The economic growth in Moldova in 2017 can exceed the Government’s forecast of 3-4% and will be mainly based on government investment. For the country to reach a good economic situation, it needs an economic growth of 8-10% during ten years in a row, project manager of the German Economic Team Moldova Jorg Radeke stated for IPN.
Jorg Radeke noted that the Government in 2016 had to reduce a lot the costs as the foreign partners froze the financial support. This year the spending was by 10% lower than the planned budget expenditure. If the Government spends the planned amounts in 2017, this will stimulate economic growth.
In 2016, the costs represented 33% of the GDP, while in 2017 the spending is projected to be of 38%, up 5 percentage points. According to the expert, these additional costs will go on investment in roads, schools, public procurement, pensions, salaries and others, which is favorable for the economy. This will serve as the basis for economic growth in 2017.
Jorg Radeke said it is not so relevant to compare the planned budgets year on year. It is the spending that should be followed, namely how much of the planned amounts was spent. In 2016, the Government plans to spend about 38% of the GDP, which is much more than earlier. At a certain moment, it understood that there is no money because the grants and cheap loans were frozen and thus had to cut costs.

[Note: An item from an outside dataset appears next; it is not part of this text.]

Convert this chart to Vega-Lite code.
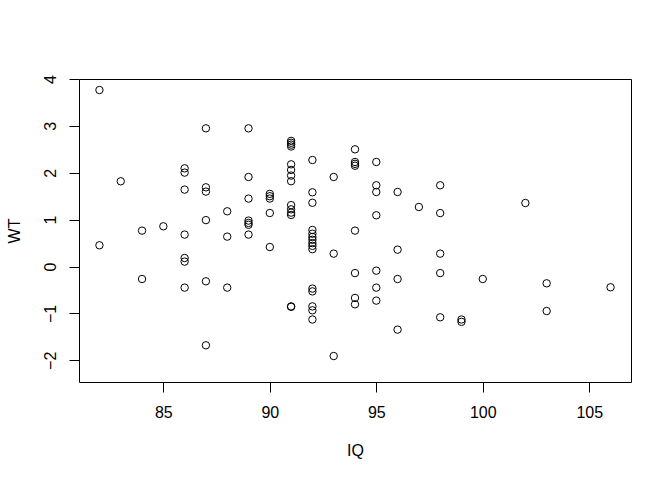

The expert stated that the economy consists of the following elements: consumption – investments – government spending – external trade. If the government spending increases substantially for building roads, for example, the salaries in the building sector will also growth. The people wil have more money that can be spend on consumption. Surely, this is not the right economic growth model needed by the country. It should tend to an economic model based on investment and export.
To attain an economic growth of 8-10% during longer periods, Jorg Radeke said reforms that are painful at the beginning for the ordinary people and groups of interests are needed.